If none of the above resolves the issue, disable automatic collection and switch to manual collection:

SET adb_config O_CBO_AUTONOMOUS_STATS_ENABLED = false;

After disabling, collect statistics manually using ANALYZE TABLE. Without automatic collection, statistics can become stale, which may degrade query plan quality over time.

Why haven't statistics been updated for several days?

Two likely explanations:

  • Statistics have not expired yet. Statistics expire only when the fraction of modified rows (from UPDATE, DELETE, INSERT, or REPLACE) crosses the expiration ratio (default: 10%). If data changes are small relative to the total table size, statistics are considered current and are not recollected.

  • Large schemas take longer than one day. The system allocates roughly 1 hour per day for non-incremental statistics collection. If a cluster has more than 1,000 columns, a full pass can take up to a week. This is expected behavior—queries continue to run, and statistics are updated as the cycle completes.

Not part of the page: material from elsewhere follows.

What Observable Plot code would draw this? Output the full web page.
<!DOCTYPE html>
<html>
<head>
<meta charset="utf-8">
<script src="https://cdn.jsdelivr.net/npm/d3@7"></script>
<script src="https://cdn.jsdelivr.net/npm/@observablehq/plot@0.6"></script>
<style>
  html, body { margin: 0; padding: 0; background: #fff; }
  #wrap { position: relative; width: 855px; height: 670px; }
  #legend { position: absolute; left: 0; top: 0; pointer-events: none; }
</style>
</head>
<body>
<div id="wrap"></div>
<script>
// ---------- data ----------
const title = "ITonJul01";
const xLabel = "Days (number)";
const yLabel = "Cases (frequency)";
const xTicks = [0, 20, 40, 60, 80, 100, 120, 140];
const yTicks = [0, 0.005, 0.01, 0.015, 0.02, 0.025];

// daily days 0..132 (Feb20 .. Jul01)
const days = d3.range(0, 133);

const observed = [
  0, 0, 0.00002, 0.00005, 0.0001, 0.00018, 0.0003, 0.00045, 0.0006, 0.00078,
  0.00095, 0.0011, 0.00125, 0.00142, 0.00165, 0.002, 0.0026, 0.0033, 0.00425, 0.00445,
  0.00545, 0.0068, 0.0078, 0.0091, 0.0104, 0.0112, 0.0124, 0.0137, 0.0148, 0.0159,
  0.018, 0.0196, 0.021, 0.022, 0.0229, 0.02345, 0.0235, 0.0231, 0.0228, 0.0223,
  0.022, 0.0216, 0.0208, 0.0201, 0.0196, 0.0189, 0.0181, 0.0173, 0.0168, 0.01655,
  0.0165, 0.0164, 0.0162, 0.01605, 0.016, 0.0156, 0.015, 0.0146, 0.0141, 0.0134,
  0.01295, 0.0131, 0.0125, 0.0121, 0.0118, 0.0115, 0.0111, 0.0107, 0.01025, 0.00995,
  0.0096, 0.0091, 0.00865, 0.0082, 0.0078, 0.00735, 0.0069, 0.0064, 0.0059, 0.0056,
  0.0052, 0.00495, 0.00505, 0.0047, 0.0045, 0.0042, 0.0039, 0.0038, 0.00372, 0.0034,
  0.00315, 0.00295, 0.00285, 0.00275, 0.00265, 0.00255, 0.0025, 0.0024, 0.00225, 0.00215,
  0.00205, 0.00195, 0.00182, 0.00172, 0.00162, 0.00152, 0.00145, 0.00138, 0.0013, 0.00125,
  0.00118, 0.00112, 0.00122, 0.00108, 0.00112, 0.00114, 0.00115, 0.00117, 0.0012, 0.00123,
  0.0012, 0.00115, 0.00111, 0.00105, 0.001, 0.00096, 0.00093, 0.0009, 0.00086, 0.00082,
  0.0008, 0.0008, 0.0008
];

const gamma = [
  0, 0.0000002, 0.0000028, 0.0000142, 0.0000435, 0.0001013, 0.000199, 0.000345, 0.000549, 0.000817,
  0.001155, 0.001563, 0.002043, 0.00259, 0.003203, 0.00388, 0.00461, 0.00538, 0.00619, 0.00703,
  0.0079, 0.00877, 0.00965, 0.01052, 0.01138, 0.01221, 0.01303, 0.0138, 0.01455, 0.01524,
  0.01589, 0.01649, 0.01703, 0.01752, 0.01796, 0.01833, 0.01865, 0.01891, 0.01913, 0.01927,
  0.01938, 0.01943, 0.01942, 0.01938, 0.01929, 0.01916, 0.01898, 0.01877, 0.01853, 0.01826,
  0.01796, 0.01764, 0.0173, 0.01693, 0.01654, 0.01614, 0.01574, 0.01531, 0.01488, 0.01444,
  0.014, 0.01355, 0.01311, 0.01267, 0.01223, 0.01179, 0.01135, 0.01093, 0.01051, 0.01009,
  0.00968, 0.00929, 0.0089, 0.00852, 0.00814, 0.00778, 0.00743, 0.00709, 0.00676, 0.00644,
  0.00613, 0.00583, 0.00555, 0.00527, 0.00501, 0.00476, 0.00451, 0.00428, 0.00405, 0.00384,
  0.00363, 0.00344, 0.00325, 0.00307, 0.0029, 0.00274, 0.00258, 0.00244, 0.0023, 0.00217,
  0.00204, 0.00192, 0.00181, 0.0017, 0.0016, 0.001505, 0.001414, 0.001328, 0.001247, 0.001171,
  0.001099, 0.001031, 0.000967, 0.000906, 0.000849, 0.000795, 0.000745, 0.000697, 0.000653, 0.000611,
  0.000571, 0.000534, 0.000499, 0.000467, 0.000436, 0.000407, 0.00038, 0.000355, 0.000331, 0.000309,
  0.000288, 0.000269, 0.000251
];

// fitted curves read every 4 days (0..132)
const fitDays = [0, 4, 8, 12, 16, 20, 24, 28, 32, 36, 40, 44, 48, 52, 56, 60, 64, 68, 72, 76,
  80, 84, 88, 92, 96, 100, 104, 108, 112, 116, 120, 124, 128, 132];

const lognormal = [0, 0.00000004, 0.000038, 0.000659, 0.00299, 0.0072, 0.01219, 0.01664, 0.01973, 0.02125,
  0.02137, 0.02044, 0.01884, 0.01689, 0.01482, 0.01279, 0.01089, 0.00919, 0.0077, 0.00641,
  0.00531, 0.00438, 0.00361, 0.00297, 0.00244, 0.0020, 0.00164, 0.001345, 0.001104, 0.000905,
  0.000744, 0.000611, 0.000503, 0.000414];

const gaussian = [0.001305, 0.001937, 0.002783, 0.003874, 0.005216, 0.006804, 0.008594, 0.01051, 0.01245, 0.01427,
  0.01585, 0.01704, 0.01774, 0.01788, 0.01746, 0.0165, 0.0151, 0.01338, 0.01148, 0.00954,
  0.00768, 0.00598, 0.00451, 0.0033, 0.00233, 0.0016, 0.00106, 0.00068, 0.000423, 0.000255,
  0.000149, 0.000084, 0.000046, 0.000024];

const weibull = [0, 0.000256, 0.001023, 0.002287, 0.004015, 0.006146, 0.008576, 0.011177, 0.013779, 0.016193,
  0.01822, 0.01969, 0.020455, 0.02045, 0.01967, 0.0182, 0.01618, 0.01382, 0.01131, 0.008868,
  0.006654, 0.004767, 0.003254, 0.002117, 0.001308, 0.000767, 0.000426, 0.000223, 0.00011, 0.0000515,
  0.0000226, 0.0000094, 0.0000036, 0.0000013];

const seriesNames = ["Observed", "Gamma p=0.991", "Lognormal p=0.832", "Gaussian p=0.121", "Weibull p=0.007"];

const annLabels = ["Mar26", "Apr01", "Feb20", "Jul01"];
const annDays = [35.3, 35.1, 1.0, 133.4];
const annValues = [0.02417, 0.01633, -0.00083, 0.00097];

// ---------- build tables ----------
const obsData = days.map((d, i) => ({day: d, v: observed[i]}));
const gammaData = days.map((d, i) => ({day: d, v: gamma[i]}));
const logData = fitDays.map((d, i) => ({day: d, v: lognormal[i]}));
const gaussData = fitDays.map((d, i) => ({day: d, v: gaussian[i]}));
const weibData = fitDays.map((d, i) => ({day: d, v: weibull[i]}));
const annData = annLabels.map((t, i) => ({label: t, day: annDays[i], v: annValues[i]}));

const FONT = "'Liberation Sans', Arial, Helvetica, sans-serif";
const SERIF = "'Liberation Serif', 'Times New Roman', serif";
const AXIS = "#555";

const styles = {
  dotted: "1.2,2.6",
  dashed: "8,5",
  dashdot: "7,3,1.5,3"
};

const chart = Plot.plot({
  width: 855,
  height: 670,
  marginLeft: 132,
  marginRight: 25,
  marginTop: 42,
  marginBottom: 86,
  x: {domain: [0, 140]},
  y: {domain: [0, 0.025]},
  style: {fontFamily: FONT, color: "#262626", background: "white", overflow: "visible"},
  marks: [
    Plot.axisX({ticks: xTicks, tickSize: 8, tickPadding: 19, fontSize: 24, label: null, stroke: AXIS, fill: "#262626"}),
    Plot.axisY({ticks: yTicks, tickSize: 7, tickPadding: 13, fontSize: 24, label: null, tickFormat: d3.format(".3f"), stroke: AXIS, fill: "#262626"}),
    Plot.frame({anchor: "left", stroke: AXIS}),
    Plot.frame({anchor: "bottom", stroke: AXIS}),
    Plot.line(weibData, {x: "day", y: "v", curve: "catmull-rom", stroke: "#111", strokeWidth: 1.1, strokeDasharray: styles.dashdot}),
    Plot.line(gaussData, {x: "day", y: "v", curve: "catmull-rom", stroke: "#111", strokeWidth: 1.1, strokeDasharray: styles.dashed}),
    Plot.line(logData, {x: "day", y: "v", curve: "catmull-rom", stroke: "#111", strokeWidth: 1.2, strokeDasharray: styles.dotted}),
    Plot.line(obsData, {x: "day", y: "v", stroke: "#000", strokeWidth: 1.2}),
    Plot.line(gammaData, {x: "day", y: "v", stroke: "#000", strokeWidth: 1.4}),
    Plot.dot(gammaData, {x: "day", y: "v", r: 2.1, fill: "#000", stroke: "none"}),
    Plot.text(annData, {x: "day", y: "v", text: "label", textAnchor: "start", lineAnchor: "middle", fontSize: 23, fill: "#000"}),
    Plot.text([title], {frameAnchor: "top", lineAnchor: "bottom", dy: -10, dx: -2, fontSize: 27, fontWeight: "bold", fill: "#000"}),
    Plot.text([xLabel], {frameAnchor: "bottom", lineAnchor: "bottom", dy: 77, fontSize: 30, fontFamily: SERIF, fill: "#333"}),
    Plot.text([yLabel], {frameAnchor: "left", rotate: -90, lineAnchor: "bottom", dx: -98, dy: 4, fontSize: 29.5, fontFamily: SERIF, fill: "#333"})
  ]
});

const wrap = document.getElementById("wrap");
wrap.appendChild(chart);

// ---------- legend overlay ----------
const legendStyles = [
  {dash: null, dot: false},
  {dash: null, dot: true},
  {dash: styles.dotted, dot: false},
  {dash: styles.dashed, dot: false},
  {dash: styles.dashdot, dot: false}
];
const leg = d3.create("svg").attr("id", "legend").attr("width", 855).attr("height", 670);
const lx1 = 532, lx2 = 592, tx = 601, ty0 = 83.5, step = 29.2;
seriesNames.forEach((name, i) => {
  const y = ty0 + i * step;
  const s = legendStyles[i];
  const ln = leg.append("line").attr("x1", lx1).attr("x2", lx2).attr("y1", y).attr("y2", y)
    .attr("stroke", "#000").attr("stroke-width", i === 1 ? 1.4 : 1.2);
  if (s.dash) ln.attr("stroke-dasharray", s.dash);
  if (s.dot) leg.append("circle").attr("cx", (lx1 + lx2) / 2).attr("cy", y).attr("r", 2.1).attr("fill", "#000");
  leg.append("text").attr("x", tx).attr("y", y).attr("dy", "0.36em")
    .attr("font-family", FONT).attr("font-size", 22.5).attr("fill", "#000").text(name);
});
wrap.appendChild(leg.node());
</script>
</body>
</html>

Are statistics collected automatically when data is imported into a new table?

It depends on how you import:

  • `INSERT OVERWRITE` (batch import): Basic statistics are collected automatically right after the import completes.

  • `INSERT INTO` or `REPLACE INTO` (real-time import): Statistics are collected at the next maintenance window, or during the incremental collection period after a BUILD task completes. Run ANALYZE TABLE immediately after importing to collect basic statistics right away.